One of the most fascinating areas of scientific research over the past decade or so has been on the relationship between the health of the digestive system and it’s impact on brain function and mental health. While the complete explanation of how these two systems are related will take years and years to be understood there are compelling patterns that are emerging that we can already use clinically to make profound improvements in our health.
The Gut Microbiome
While it is true that we’ve known that the colon harbored lots of bacteria, exactly what role that bacteria played in our health has only been on the scientific radar for a much shorter time. Turns out the bacteria that reside inside of us produce vitamins, short chain fatty acids and other compounds that we require for healthy function. Just about every month, researchers are publishing new information showing that the diversity and quantity of our bacterial environment, or what we now call the “microbiome”, contributes to our overall health in many ways, including our mental health.
Gut Brain Connection
A simple search in PubMed database of research for “Gut microbiome and brain health in humans” pulls up 132 papers and articles. Here’s a quick sample.
In a recent study conducted by Ohio State University they found that gut bacteria had an effect on the temperament of toddlers between the ages of 18 and 27 months. The children who showed more of a positive mood, were curious and social had the most diverse types of gut bacteria.
It’s not just toddlers that are effected, adults suffer the same mood altering symptoms when their gut flora is out of balance too. Another study found that there is a difference in gut bacteria between those who suffer with symptoms of anxiety and depression and those who do not. Those who have a balance between friendly and pathogenic bacteria suffer less from depression and anxiety than those who have an overgrowth of harmful bacteria.
In another study published in the journal Gut in 2017 showed that patients who suffered from a bacterial overgrowth in their small intestines (called SIBO) tended not only to have Irritable Bowel Syndrome (IBS) but many symptoms other symptoms including “brain fog”. When the researchers removed key foods that are known to make SIBO and IBS worse the symptom of brain fog was also reduced significantly.
Several Mechanisms May Be At Play
Your gut is known as your “second brain” with over 100 million neurons. That’s more neurons than you have in your head! Some of the microbes that live in the gut secrete chemicals that are used by the neurons to communicate and regulate our mood and brain function. For example, over 90% of the serotonin in our body originates in the gut. Serotonin is a neurotransmitter that affects mood, appetite, digestion, sleep, memory and sexual function and desire. The quantity and diversity of healthy bacteria in the gut may dramatically shape the production and effect of serotonin and other neurotransmitters.

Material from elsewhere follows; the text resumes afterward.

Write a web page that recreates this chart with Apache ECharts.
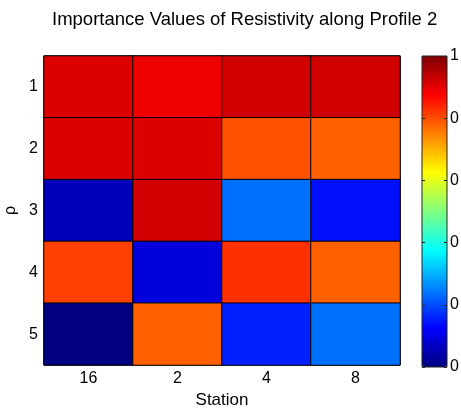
<!DOCTYPE html>
<html>
<head>
<meta charset="utf-8">
<script src="https://cdn.jsdelivr.net/npm/echarts@6/dist/echarts.min.js"></script>
<style>
  html, body { margin: 0; padding: 0; background: #fff; }
  #chart { width: 461px; height: 408px; }
</style>
</head>
<body>
<div id="chart"></div>
<script>
// Stations along the profile (columns) and depth levels rho (rows)
const stations = ['16', '2', '4', '8'];
const depthLevels = ['1', '2', '3', '4', '5'];

// Normalised importance value of resistivity, one list per depth level
const level1 = [0.908, 0.892, 0.921, 0.921];
const level2 = [0.908, 0.908, 0.796, 0.781];
const level3 = [0.058, 0.921, 0.235, 0.141];
const level4 = [0.8125, 0.092, 0.828, 0.781];
const level5 = [0.0, 0.781, 0.156, 0.235];

// Colour bar scale and its tick labels (bottom to top)
const scaleMin = 0;
const scaleMax = 1;
const scaleStep = 0.2;
const colorbarLabels = ['0', '0', '0', '0', '0', '1'];

// Jet colormap stops, evenly spaced from 0 to 1
const jetStops = ['#000080', '#0000ff', '#0080ff', '#00ffff', '#80ff80',
                  '#ffff00', '#ff8000', '#ff0000', '#800000'];

const levels = [level1, level2, level3, level4, level5];
const cells = [];
levels.forEach((row, yi) => {
  row.forEach((v, xi) => cells.push([xi, yi, v]));
});

const FONT = '"Liberation Sans", Arial, sans-serif';
const chart = echarts.init(document.getElementById('chart'), null, { renderer: 'canvas' });

chart.setOption({
  animation: false,
  backgroundColor: '#fff',
  title: {
    text: 'Importance Values of Resistivity along Profile 2',
    left: 52,
    top: 10,
    padding: 0,
    textStyle: { fontFamily: FONT, fontSize: 18.5, fontWeight: 'normal', color: '#000' }
  },
  grid: [
    { left: 44, top: 56, width: 356, height: 309, show: true, outerBoundsMode: 'none',
      containLabel: false,
      borderColor: '#000', borderWidth: 1, backgroundColor: 'transparent' },
    { left: 422, top: 56, width: 25, height: 311, show: true, outerBoundsMode: 'none',
      containLabel: false,
      borderColor: '#222', borderWidth: 1, backgroundColor: 'transparent', z: 10 }
  ],
  xAxis: [
    { gridIndex: 0, type: 'category', data: stations,
      name: 'Station', nameLocation: 'middle', nameGap: 27,
      nameTextStyle: { fontFamily: FONT, fontSize: 17, color: '#000' },
      axisLine: { show: false }, axisTick: { show: false }, splitLine: { show: false },
      axisLabel: { fontFamily: FONT, fontSize: 16, color: '#000', margin: 6 } },
    { gridIndex: 1, type: 'value', min: 0, max: 1, show: false }
  ],
  yAxis: [
    { gridIndex: 0, type: 'category', data: depthLevels, inverse: true,
      name: 'ρ', nameLocation: 'middle', nameGap: 16, nameRotate: 90,
      nameTextStyle: { fontFamily: FONT, fontSize: 16, color: '#000' },
      axisLine: { show: false }, axisTick: { show: false }, splitLine: { show: false },
      axisLabel: { fontFamily: FONT, fontSize: 16, color: '#000', margin: 6 } },
    { gridIndex: 1, type: 'value', min: scaleMin, max: scaleMax, interval: scaleStep,
      position: 'left', z: 10,
      axisLine: { show: false }, splitLine: { show: false }, axisLabel: { show: false },
      axisTick: { show: true, inside: true, length: 3, lineStyle: { color: '#222' } } },
    { gridIndex: 1, type: 'value', min: scaleMin, max: scaleMax, interval: scaleStep,
      position: 'right', z: 10,
      axisLine: { show: false }, splitLine: { show: false },
      axisTick: { show: true, inside: true, length: 3, lineStyle: { color: '#222' } },
      axisLabel: { fontFamily: FONT, fontSize: 16, color: '#000', margin: 3,
        formatter: (v) => colorbarLabels[Math.round((v - scaleMin) / scaleStep)] } }
  ],
  visualMap: {
    type: 'continuous',
    min: scaleMin,
    max: scaleMax,
    seriesIndex: 0,
    calculable: false,
    realtime: false,
    hoverLink: false,
    left: 422,
    top: 56,
    padding: 0,
    itemWidth: 25,
    itemHeight: 311,
    text: null,
    showLabel: false,
    z: 2,
    inRange: { color: jetStops }
  },
  series: [
    {
      type: 'heatmap',
      xAxisIndex: 0,
      yAxisIndex: 0,
      data: cells,
      itemStyle: { borderColor: '#000', borderWidth: 1 },
      emphasis: { disabled: true },
      label: { show: false }
    }
  ]
});
</script>
</body>
</html>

Researchers in Sweden have recently shown that disruptions in the normal diversity of gut bugs may lead to intestinal barrier breakdown called “leaky gut” and that once the gut barrier is leaky it can lead to a leaky blood brain barrier. In addition, research is showing us that certain types of bacteria produce toxins that have a detrimental affect on our mental health. One of the most notorious offenders is called lipopolysaccaride or LPS. Put these two scenarios together and you have a recipe for lots of problems. When LPS goes into circulation from a leaky gut and then gets into the brain via the leaky brain barrier it can trigger brain inflammation. Brain inflammation may manifest as depression, anxiety, loss of mental acuity and brain fog.
One more potential mechanism involves the production of histamine by bacteria in the small intestine. This is what the researchers believe is happening in the case of the IBS patients I referenced in the study above. They postulate that when we have an overgrowth of bacteria in the small intestine and we eat certain foods that feed those bacteria, the bacteria produce high levels of histamine and it is these levels of histamine that cause brain fog type symptoms.
This is obviously just a small sample of the research that is going on in this arena. There are other mechanism that involve food allergies, celiac and non-celiac gluten sensitivity, inflammatory chemicals, stress hormones etc but we’ll have to save that for another post in the future.
Instead, we want to dive into a discussion about what disrupts your gut balance and we can do to build a healthier gut environment.
Top Disruptors of a Healthy Gut Microbiome
Chlorinated and fluoridated water: Both chlorine and fluoride kill bacteria, both friendly and pathogenic.
Soda: phosphoric acid upsets the fragile acid-alkaline balance of the digestive system which affects the microbiome.
Processed Foods: Contain excess sugar which feed bad bacteria.
Antibiotics: Kill both good and bad bacteria. If you use antibiotics be sure to build up the friendly bacteria in your gut with probiotics.
Top Ways to Feed your Beneficial Bacteria
Foods rich in fiber like legumes, fruits, vegetables, nuts and seeds feed the microbiome.
Foods high in probiotics build up the microbiome, especially fermented foods, like sauerkraut. Learn how to make your own here.
Take a multi-strain probiotic supplement especially if you are not eating fermented foods.